# Head nodding and tightening in Canter - Help Dressage riders Please!!



## Caritas (28 January 2007)

Please can anyone help me. I have a very talented dressage horse which i am very fond of. He is working at medium level dressage, learning changes, piaffe etc and is quite advanced in his training apart from his basic canter. Between us, we have always suffered a bit with tension in the canter and he holds his back sometimes. Now once I get him to release over his back and cantering forwards, I get a problem with him trying to dive onto the forehand. If i try to bring him up, it then causes tension over the back again and he tightens again, vicious circle. Because of this tension, he slightly head nods in the canter. Please has anyone got any advice how to help me. Many thanks


----------



## icestationzebra (28 January 2007)

Make sure he is warmed up thoroughly before you ask for canter.  Some horses find it harder than others and it will help him if his muscles are warm and relaxed.  Try cantering a couple of circuits of the school on either rein with your weight out of the saddle.  This shouldn't mean he falls onto the forehand, keep your leg on and keep a contact.  Personally I wouldn't be teaching changes until his canter settles as teaching them too early will create tension.  I also have a WB and they can be quite buzzy and tense if they are rushed.


----------



## Caritas (28 January 2007)

Thankyou for your reply. I totally agree with your answer, we only do changes in our lesson once we have the canter consistant. I do get up onto my knees and let him canter forwards before sitting on him but we still seem to come acroos the same old thing. i do find it very frustrating, he is a very tense horse and if you dont ride him just so then you may as well not bother. Be interested if you have anymore views, many thanks


----------



## icestationzebra (28 January 2007)

What bit do you ride him in?  Is he soft and relaxed in trot and it's just the canter that he is tense?


----------



## Caritas (28 January 2007)

He is fine in the trot, he is ridden in a kk bit and always has been since he was backed. He is 7 now, but we seem to go round in a vicious circle. He'll be fine for a few months and then start tightening again. The head nod is always there very slightly the less tense he is. He has been checked by physio regular and vet also, everyone just says its tension related, so I need to get rid of thr=e tension, but how!!


----------



## icestationzebra (28 January 2007)

Try lunging him with two lines.  My back lady swears by it for strengthening work - especially the abdominal muscles.  Don't forget that these muscles hold the back up 'so to speak' and if they are strong the back can soften and stretch.  He may find it easier to do without a rider - to find his own balance.  Two lines can be tricky to start with but stay in walk until you get used to it - rather than keep the circle too small - it will be hard work for him.


----------



## Caritas (28 January 2007)

Thanks for your replys, very kind of you to take the time to help, many thanks. Will keep you informed how he is going.


----------



## icestationzebra (28 January 2007)

Yes do.  Wish you luck with him.


----------



## katiejaye (28 January 2007)

I have the same problem with my boy, he also tends to tense in the canter if I ask for him to move forwards and loosten. He tends to drop his head, fall on the forehand and it normally brings me forward too! We are also starting to work medium level. The good news is that the problem has improved quite a lot over the past few months with some good advice from my trainer. We do a lot of work in the canter pushing it forwards and collecting and constantly playing around with the collection to get him sitting more behind and bring him up into the contact. 
Two good techniques (taught by my trainer) that have worked for me have been when he collapses onto the forehand when I push the canter, I tuck my little finger under (like you holding a posh cup of tea!) and lift my hands quickly (only a slight lift) to get his head up and then back this up with a kick or tap of the whip to engage his quarters and then ask for a forwards canter. This has really helped. 

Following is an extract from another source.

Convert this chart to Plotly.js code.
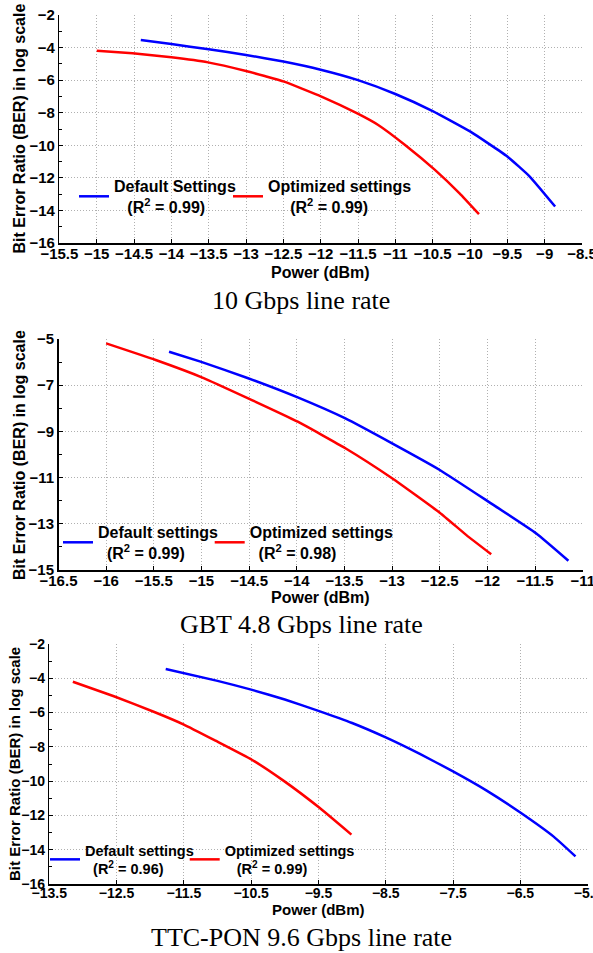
<!DOCTYPE html>
<html>
<head>
<meta charset="utf-8">
<script src="https://cdn.plot.ly/plotly-3.0.1.min.js"></script>
<style>html,body{margin:0;padding:0;background:#fff;}#chart{width:593px;height:953px;}</style>
</head>
<body>
<div id="chart"></div>
<script>
// ---- Panel 1: 10 Gbps line rate ----
const p1DefaultX = [-14.41, -14.0, -13.5, -13.0, -12.5, -12.0, -11.5, -11.0, -10.5, -10.0, -9.5, -9.2, -8.86];
const p1DefaultY = [-3.53, -3.78, -4.11, -4.45, -4.86, -5.36, -6.0, -6.85, -7.9, -9.15, -10.69, -11.92, -13.76];
const p1OptX = [-15.0, -14.52, -14.0, -13.51, -13.0, -12.75, -12.49, -11.99, -11.51, -11.23, -10.87, -10.47, -10.14, -9.88];
const p1OptY = [-4.19, -4.35, -4.6, -4.91, -5.44, -5.75, -6.09, -7.01, -8.04, -8.75, -9.98, -11.51, -12.95, -14.23];
// ---- Panel 2: GBT 4.8 Gbps line rate ----
const p2DefaultX = [-15.34, -15.01, -14.51, -13.99, -13.49, -13.0, -12.5, -11.99, -11.49, -11.15];
const p2DefaultY = [-5.55, -5.98, -6.70, -7.53, -8.44, -9.52, -10.67, -12.04, -13.41, -14.6];
const p2OptX = [-16.0, -15.48, -14.99, -14.51, -13.99, -13.49, -13.0, -12.5, -12.22, -11.96];
const p2OptY = [-5.19, -5.91, -6.67, -7.57, -8.58, -9.73, -11.03, -12.52, -13.49, -14.32];
// ---- Panel 3: TTC-PON 9.6 Gbps line rate ----
const p3DefaultX = [-11.77, -11.0, -10.5, -10.0, -9.5, -9.0, -8.5, -8.0, -7.5, -7.0, -6.5, -6.0, -5.68];
const p3DefaultY = [-3.46, -4.15, -4.66, -5.24, -5.9, -6.61, -7.45, -8.4, -9.43, -10.55, -11.83, -13.25, -14.39];
const p3OptX = [-13.15, -12.54, -11.93, -11.5, -11.03, -10.49, -10.01, -9.48, -9.01];
const p3OptY = [-4.2, -5.05, -5.98, -6.7, -7.64, -8.75, -10.0, -11.57, -13.12];

// Labels
const seriesNames = [
  ['Default Settings', '(R<sup>2</sup> = 0.99)', 'Optimized settings', '(R<sup>2</sup> = 0.99)'],
  ['Default settings', '(R<sup>2</sup> = 0.99)', 'Optimized settings', '(R<sup>2</sup> = 0.98)'],
  ['Default settings', '(R<sup>2</sup> = 0.96)', 'Optimized settings', '(R<sup>2</sup> = 0.99)']
];
const subtitles = ['10 Gbps line rate', 'GBT 4.8 Gbps line rate', 'TTC-PON 9.6 Gbps line rate'];
const xTitle = 'Power (dBm)';
const yTitle = 'Bit Error Ratio (BER) in log scale';

const W = 593, H = 953;
const px = v => v / W;
const py = v => 1 - v / H;
const SANS = 'Liberation Sans, Arial, sans-serif';
const SERIF = 'Liberation Serif, Times New Roman, serif';
const nb = n => '&nbsp;'.repeat(n);

function mkTrace(x, y, color, name, xa, ya, leg, lw) {
  return {x, y, type: 'scatter', mode: 'lines', name,
    line: {color, width: 2.5, shape: 'spline', smoothing: 0.4},
    xaxis: xa, yaxis: ya, legend: leg, legendwidth: lw, hoverinfo: 'skip'};
}

const data = [
  mkTrace(p1DefaultX, p1DefaultY, '#0000ff', seriesNames[0][0] + '<br>' + nb(3) + seriesNames[0][1], 'x', 'y', 'legend', 109),
  mkTrace(p1OptX, p1OptY, '#ff0000', seriesNames[0][2] + '<br>' + nb(5) + seriesNames[0][3], 'x', 'y', 'legend', 170),
  mkTrace(p2DefaultX, p2DefaultY, '#0000ff', seriesNames[1][0] + '<br>' + nb(2) + seriesNames[1][1], 'x2', 'y2', 'legend2', 106.7),
  mkTrace(p2OptX, p2OptY, '#ff0000', seriesNames[1][2] + '<br>' + nb(2) + seriesNames[1][3], 'x2', 'y2', 'legend2', 170),
  mkTrace(p3DefaultX, p3DefaultY, '#0000ff', seriesNames[2][0] + '<br>' + nb(2) + seriesNames[2][1], 'x3', 'y3', 'legend3', 94.7),
  mkTrace(p3OptX, p3OptY, '#ff0000', seriesNames[2][2] + '<br>' + nb(3) + seriesNames[2][3], 'x3', 'y3', 'legend3', 160)
];

function baseAx(domain, range, tick0, dtick, anchor, fs) {
  return {domain, range, tick0, dtick, anchor, tickmode: 'linear',
    showline: true, linecolor: '#000', linewidth: 1.5, mirror: false,
    ticks: 'inside', ticklen: 4, tickcolor: '#000', tickwidth: 1,
    showgrid: true, gridcolor: '#b0b0b0', griddash: '1px,2px', gridwidth: 1,
    zeroline: false, fixedrange: true, ticklabeloverflow: 'allow',
    tickfont: {family: SANS, size: fs, color: '#000', weight: 'bold'}};
}
function xax(domain, range, tick0, dtick, anchor, fs) {
  const a = baseAx(domain, range, tick0, dtick, anchor, fs);
  a.ticklabelstandoff = -4;
  return a;
}
function yax(domain, range, tick0, dtick, anchor, fs) {
  const a = baseAx(domain, range, tick0, dtick, anchor, fs);
  a.minor = {dtick: 1, tick0: tick0, ticks: 'inside', ticklen: 3, tickcolor: '#000', showgrid: false};
  return a;
}
function leg(xpx, ypx, fs, ew) {
  return {x: px(xpx), y: py(ypx), xanchor: 'left', yanchor: 'top', orientation: 'h',
    bgcolor: 'rgba(0,0,0,0)', borderwidth: 0, itemwidth: 30, valign: 'middle',
    entrywidth: ew, entrywidthmode: 'pixels', tracegroupgap: 0,
    font: {family: SANS, size: fs, color: '#000', weight: 'bold'}};
}
function ann(text, xpx, ypx, fs, family, bold, angle) {
  return {text, x: px(xpx), y: py(ypx), xref: 'paper', yref: 'paper', showarrow: false,
    xanchor: 'center', yanchor: 'middle', textangle: angle || 0,
    font: {family, size: fs, color: '#000', weight: bold ? 'bold' : 'normal'}};
}

const layout = {
  width: W, height: H, margin: {l: 0, r: 0, t: 0, b: 0},
  paper_bgcolor: '#fff', plot_bgcolor: '#fff', showlegend: true,
  xaxis: xax([px(59.4), px(582)], [-15.5, -8.5], -15.5, 0.5, 'y', 15),
  yaxis: yax([py(243), py(15)], [-16, -2], -16, 2, 'x', 15),
  xaxis2: xax([px(58.5), px(582.7)], [-16.5, -11], -16.5, 0.5, 'y2', 15),
  yaxis2: yax([py(570), py(339)], [-15, -5], -15, 2, 'x2', 15),
  xaxis3: xax([px(49.3), px(587.6)], [-13.5, -5.5], -13.5, 1, 'y3', 14),
  yaxis3: yax([py(884), py(644)], [-16, -2], -16, 2, 'x3', 14),
  legend: leg(74, 169, 16, 109),
  legend2: leg(58, 515, 16, 106.7),
  legend3: leg(45, 834, 14.5, 94.7),
  annotations: [
    ann(yTitle, 19.5, 129, 16, SANS, true, -90),
    ann(yTitle, 19.5, 455.5, 16, SANS, true, -90),
    ann(yTitle, 14, 764, 15, SANS, true, -90),
    ann(xTitle, 320.5, 273, 16, SANS, true),
    ann(xTitle, 320.6, 597, 16, SANS, true),
    ann(xTitle, 318.5, 909, 15, SANS, true),
    ann(subtitles[0], 301, 301, 26, SERIF, false),
    ann(subtitles[1], 301, 624, 26, SERIF, false),
    ann(subtitles[2], 301, 937, 26, SERIF, false)
  ]
};

Plotly.newPlot('chart', data, layout, {displayModeBar: false, staticPlot: true});
</script>
</body>
</html>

The second exercise is to ride a 20m circle and ask for a bend to the inside by lifting the inside hand up and over the neck and keeping your outside hand low and consistent to maintain the correct bend and stop the inside shoulder from collapsing. Maintain this for a few seconds and then release back to a straight even contact and push forwards with your legs for a more forwards canter. I find doing this on both reins at the beginning of my canter work in each session helps to release Louis over his back and neck and engage the hind more and bring him up infront. It has also helped in the long term to strengthen him up.
His canter is now improving in leaps and bounds and he only tends to drop onto the forehand now when he is tired.


----------



## Tempi (29 January 2007)

im sure youve posted the same thing a while ago about your horse?

and like i said to you before you need to make sure hes thoroughly warmed up in the trot and walk work before considering canter.  And then canter in a forward seat doing lots of changes of rein and leg through trot in canter (still in a forward seat) whilst keeping him long and low and work from behind.  Also a gentle shoulder fore whilst in a forward seat along the long side will help him to get his hind leg stepping through and under him and help him to get more supple through his back.

I also always do 10mins of walking low and round before i start anywork with either of my horses, it really helps warm them up. I just do things like leg yield and large walk pirouettes to get them relaxed and listening to me, all are done gradually and in a relaxed way.


----------